I happen to wholly disagree with the 9/11 Truth Movement and basically share Maher’s view on what caused the towers to collapse. I watched “Zeitgeist” (no, I won’t link to it but it is the top hit on google when you search for zeitgeist.) I’ve also watched parts of “Loose Change.” So, I do feel like I’ve given the 9/11 Truth Movement the benefit of the doubt, however I remain unconvinced. Believing the 9/11 Truth Movement means watching the towers fall, and believing it is a controlled demolition. A controlled demolition that starts right below where the planes impacted. Believing the government is so competent that it orchestrate a complicated attack on its own citizenry, however when the attack comes, the leader of that government sits stone-faced with “My Pet Goat” in his lap.

What do I believe? I believe what I saw. Two planes struck the towers and after an intense blaze burned for approximately two hours, fell. This is supported by testimony of fire experts and consistent with the video record. One can watch interviews with the engineers of the building. They designed it to withstand the impact of an airplane. However, in their analysis, they didn’t consider the effect the fire would have. I believe the Bush administration could have done a better job of acting on the intelligence information that they had in their possession. If they had notified the TSA that terrorist might be hijacking planes, then extra significance might have been placed on four of the hijackers who were stopped by airport screeners. Would it have been enough? I don’t think anyone can truly know, but I think it demonstrates that the government could have done a better job with the same exact resources and powers at its disposal.

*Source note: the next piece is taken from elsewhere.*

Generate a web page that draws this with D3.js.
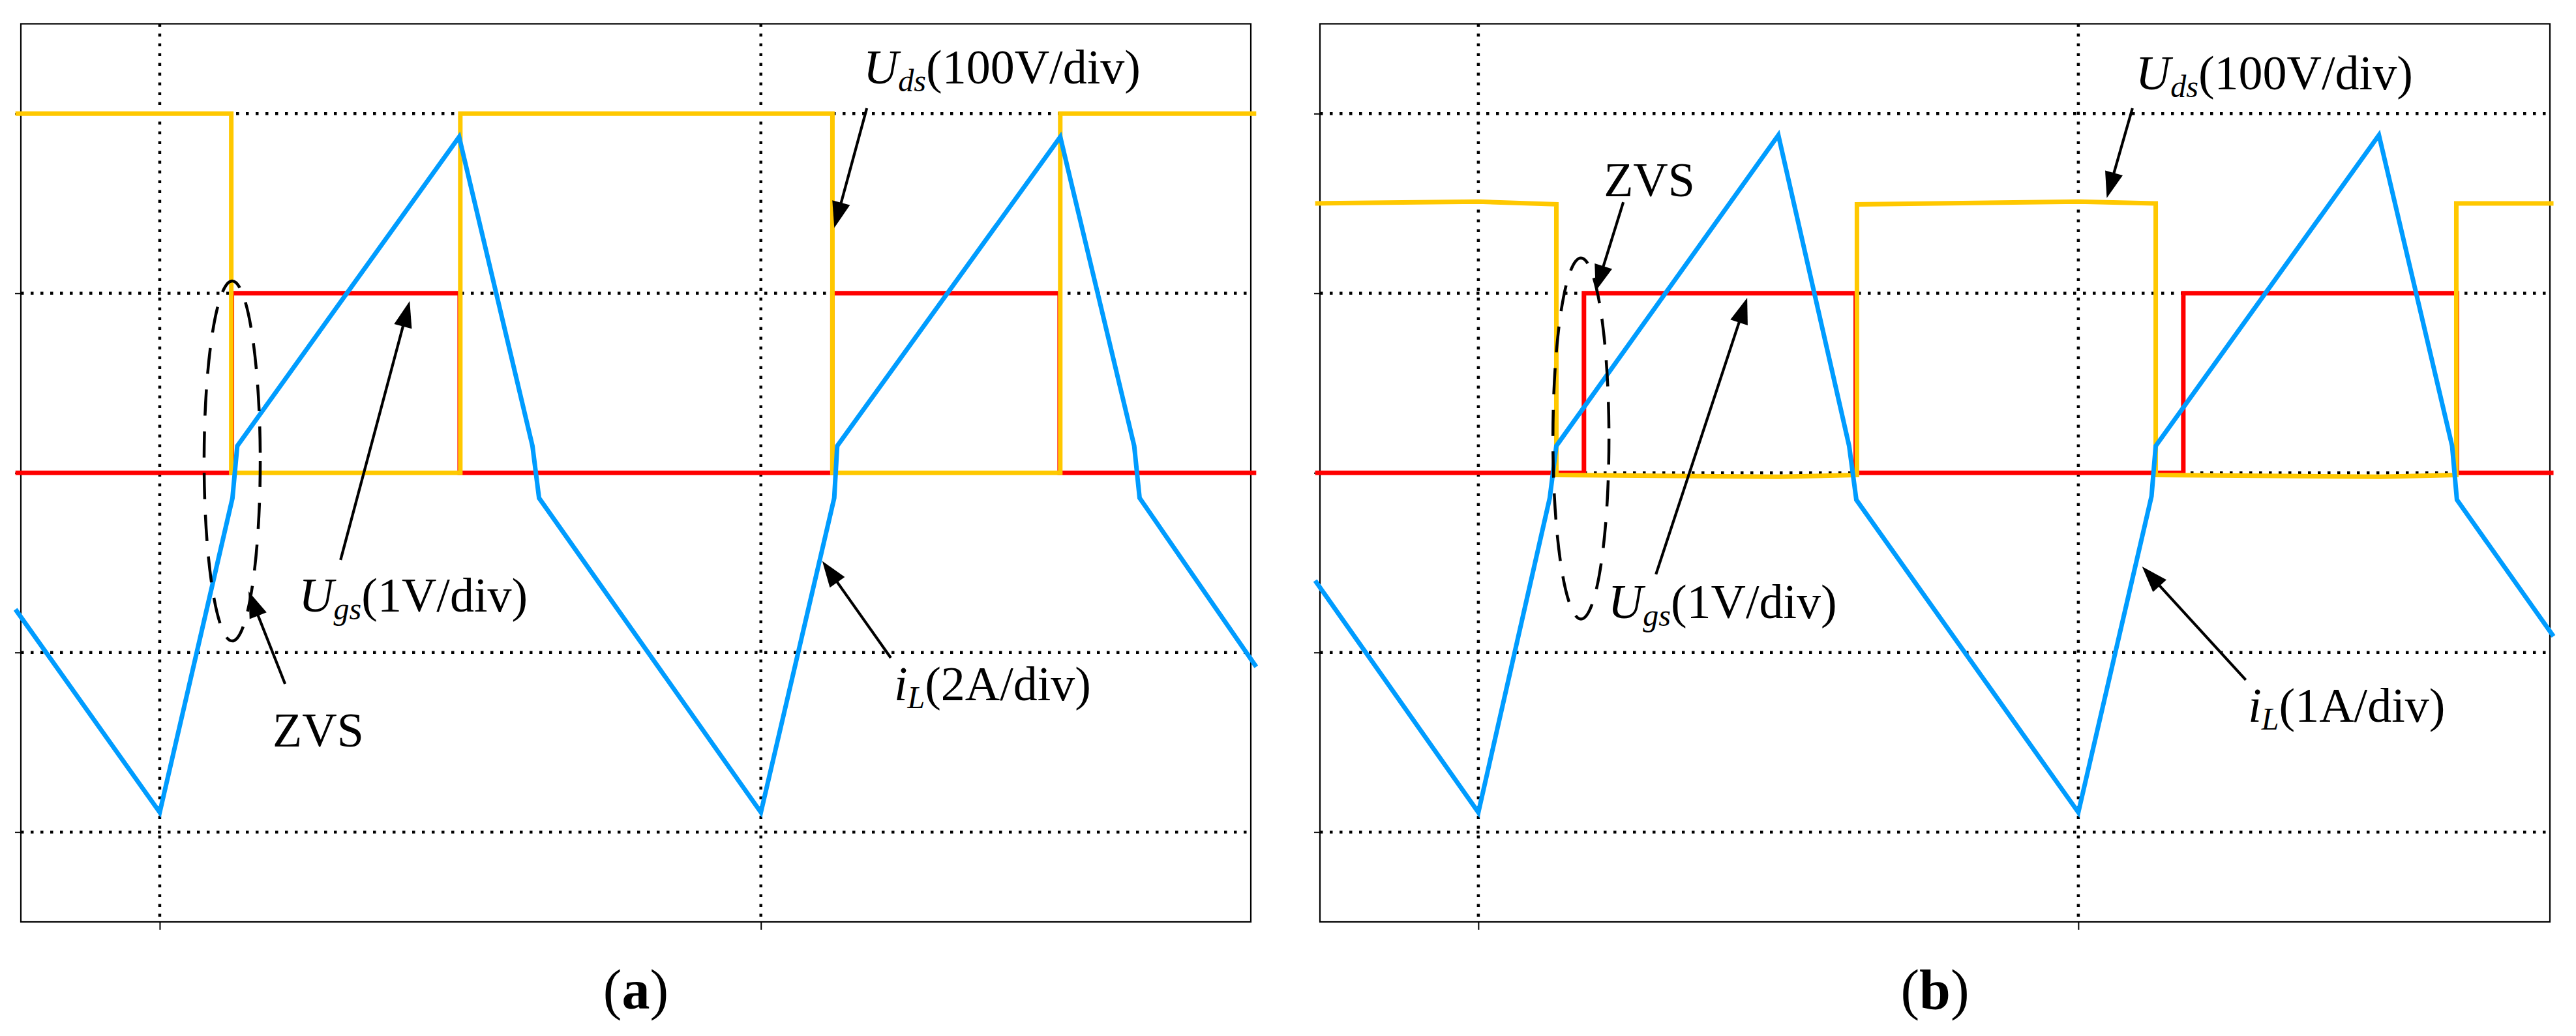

So, how does this lead into freedom of speech? In order for freedom of speech to mean anything, one has to defend the people they disagree with. I don’t believe members of the 9/11 Truth Movement should be thrown in jail or be threatened, or have violence advocated or performed against their person for their views. However, that doesn’t mean that I don’t consider them, for lack of a better term, crackpots.

Nevertheless, I have to question the methods and the targets of the 9/11 Truth Movement. One, Bill Maher is a host for a T.V. show on HBO. I mean really, Bill Maher? HBO is arguably the best premium cable channel, but it is still a premium cable channel. Its reach is small, can’t you target CNN, Fox News, NBC, ABC, CBS or PBS? I’m sure Bill O’Reilly would love to hear from you, I can literally envision some of things he will say right now (holocaust deniers, loony left, etc.). Second, wouldn’t it be better to target politicians? I mean, they have the power, and unlike Maher, are directly accountable to the public.

Ultimately, I think forcibly escorting the protesters out was the right thing. Especially since protesters in that situation seem incapable of listening. Although, some of Maher’s comments during the fiasco, I feel were uncalled for. Particularly, he shouldn’t have called for security to rough the protester up, because that is a violation of someone’s freedom of speech or at least the principle that it is supposed to embody in our society. No, he is not an actor of the government, but there are limits and inciting violence is one of those limits.